GOAL
Can you find the lines of the listing that include "this" and copy every one?

DATA ENTRIES
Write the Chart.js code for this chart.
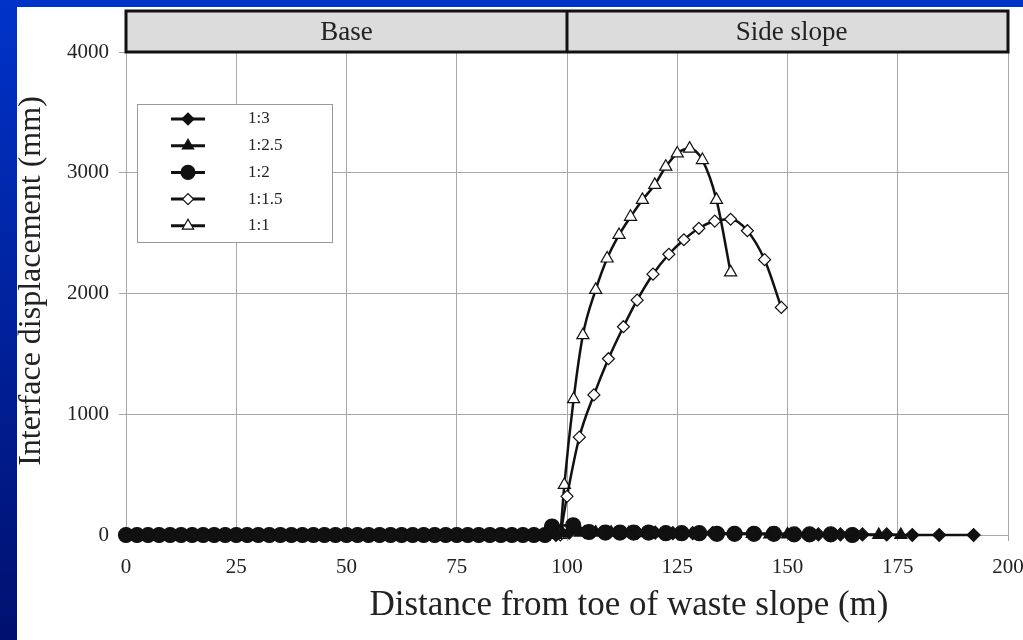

---

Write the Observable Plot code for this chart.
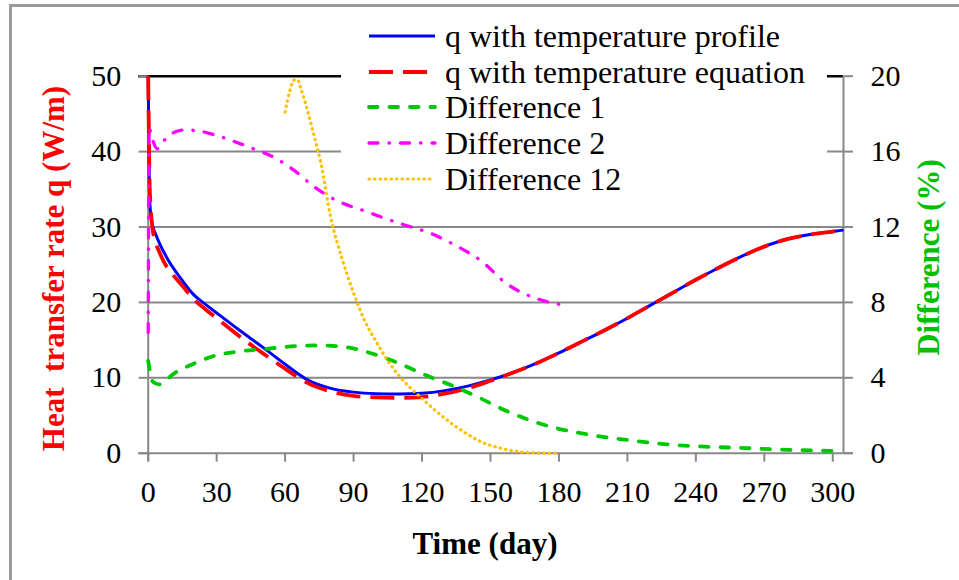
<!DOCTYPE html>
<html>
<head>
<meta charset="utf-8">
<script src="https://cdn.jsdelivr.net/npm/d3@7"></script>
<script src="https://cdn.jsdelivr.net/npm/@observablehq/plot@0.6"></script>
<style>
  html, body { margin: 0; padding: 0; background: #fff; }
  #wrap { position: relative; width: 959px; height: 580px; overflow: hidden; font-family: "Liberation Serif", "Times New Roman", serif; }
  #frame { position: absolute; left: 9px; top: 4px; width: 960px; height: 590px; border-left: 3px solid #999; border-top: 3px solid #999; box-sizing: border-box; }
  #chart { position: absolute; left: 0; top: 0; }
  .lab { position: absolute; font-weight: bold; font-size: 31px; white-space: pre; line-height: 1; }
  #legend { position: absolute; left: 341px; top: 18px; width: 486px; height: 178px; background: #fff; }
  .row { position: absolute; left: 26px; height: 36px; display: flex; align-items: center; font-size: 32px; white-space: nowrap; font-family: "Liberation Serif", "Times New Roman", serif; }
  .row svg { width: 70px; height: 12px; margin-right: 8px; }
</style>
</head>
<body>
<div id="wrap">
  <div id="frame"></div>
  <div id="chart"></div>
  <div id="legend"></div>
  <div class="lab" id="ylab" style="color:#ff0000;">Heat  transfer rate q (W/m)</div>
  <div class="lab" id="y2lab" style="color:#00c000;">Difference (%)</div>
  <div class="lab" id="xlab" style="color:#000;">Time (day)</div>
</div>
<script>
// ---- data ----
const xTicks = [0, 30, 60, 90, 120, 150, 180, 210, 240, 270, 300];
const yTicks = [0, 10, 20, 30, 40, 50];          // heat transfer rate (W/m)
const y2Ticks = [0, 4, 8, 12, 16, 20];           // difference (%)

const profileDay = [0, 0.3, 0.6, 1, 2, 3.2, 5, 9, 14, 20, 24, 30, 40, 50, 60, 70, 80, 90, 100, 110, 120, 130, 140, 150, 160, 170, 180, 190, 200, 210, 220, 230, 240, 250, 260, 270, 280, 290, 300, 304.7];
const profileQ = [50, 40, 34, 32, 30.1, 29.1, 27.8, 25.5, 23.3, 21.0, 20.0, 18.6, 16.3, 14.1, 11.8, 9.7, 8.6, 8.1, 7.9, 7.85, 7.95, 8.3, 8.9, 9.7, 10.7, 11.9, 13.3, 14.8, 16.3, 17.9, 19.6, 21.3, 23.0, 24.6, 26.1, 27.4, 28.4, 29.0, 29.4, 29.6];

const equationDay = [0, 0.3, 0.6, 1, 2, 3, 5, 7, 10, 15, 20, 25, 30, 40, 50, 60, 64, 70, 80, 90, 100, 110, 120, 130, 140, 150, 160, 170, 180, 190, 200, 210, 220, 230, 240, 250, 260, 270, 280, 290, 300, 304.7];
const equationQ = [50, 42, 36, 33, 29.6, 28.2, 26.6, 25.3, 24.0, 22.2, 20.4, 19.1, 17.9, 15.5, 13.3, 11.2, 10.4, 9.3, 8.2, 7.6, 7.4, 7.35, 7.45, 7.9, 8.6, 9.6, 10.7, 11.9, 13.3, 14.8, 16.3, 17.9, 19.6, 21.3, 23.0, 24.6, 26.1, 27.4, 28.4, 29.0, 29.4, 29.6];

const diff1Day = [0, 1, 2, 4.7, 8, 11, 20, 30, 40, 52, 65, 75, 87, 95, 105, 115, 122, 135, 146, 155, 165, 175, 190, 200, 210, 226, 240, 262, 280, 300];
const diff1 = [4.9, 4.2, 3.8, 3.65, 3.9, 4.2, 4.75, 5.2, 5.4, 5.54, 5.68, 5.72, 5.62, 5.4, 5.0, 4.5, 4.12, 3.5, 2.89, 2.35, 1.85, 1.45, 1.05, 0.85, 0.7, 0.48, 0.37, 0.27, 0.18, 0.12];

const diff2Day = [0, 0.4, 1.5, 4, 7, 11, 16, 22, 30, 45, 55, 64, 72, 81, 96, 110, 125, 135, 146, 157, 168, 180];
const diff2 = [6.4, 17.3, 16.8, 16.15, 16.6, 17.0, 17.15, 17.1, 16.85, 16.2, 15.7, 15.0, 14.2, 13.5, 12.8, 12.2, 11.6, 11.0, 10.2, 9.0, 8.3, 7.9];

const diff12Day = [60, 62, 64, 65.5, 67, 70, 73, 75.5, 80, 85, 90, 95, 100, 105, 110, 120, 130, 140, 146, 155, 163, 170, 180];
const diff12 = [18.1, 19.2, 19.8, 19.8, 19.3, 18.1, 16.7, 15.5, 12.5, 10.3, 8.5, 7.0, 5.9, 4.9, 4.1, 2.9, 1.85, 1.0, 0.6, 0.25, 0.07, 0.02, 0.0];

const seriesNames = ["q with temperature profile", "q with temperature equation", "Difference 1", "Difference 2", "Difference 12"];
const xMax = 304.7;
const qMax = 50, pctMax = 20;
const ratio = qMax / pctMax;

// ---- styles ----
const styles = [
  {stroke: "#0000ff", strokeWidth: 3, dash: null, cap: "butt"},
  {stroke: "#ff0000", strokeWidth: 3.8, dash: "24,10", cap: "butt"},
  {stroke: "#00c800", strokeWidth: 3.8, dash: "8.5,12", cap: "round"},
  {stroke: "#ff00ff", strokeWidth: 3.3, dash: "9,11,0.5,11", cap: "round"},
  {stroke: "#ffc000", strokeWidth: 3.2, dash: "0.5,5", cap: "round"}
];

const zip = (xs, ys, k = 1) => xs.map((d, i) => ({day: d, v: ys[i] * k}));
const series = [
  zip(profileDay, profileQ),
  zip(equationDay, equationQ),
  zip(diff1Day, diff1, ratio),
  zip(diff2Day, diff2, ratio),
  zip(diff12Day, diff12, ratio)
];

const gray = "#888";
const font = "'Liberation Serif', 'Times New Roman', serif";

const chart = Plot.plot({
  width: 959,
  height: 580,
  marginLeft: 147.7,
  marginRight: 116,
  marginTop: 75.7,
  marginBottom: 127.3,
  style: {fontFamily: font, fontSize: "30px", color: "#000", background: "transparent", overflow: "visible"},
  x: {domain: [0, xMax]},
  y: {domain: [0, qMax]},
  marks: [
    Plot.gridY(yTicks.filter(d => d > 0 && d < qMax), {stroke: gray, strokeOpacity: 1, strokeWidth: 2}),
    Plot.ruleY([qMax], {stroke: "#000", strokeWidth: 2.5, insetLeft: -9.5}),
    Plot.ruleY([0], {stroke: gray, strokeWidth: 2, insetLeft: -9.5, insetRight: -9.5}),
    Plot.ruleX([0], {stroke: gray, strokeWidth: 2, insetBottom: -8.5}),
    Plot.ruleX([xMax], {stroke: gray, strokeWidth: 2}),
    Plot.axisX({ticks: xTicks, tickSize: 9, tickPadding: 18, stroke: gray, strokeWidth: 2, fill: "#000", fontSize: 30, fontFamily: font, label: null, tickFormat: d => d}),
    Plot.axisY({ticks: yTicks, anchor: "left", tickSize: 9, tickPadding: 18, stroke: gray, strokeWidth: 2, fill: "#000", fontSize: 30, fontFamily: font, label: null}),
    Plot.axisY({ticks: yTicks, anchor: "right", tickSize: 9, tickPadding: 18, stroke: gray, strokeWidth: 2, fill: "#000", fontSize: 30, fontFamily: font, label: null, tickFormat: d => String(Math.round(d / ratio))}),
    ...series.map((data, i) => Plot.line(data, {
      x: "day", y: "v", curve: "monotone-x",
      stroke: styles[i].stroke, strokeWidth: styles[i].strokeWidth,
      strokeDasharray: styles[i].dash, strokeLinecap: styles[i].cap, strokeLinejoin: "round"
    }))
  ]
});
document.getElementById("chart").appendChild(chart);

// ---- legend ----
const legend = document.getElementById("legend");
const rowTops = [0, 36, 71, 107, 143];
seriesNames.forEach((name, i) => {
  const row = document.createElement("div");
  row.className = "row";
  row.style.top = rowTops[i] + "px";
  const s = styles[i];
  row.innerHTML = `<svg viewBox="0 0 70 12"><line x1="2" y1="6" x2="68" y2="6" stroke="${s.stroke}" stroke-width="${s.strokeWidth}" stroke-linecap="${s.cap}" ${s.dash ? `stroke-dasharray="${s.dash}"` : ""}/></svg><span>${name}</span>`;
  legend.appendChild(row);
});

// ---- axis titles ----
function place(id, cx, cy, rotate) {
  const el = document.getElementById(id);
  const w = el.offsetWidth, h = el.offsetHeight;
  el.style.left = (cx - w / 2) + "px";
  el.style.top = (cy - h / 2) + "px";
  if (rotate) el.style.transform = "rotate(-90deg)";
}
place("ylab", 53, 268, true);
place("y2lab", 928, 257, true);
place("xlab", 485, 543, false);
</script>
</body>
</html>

TASK SOLUTION
Write the Chart.js code for this chart.
Write the Observable Plot code for this chart.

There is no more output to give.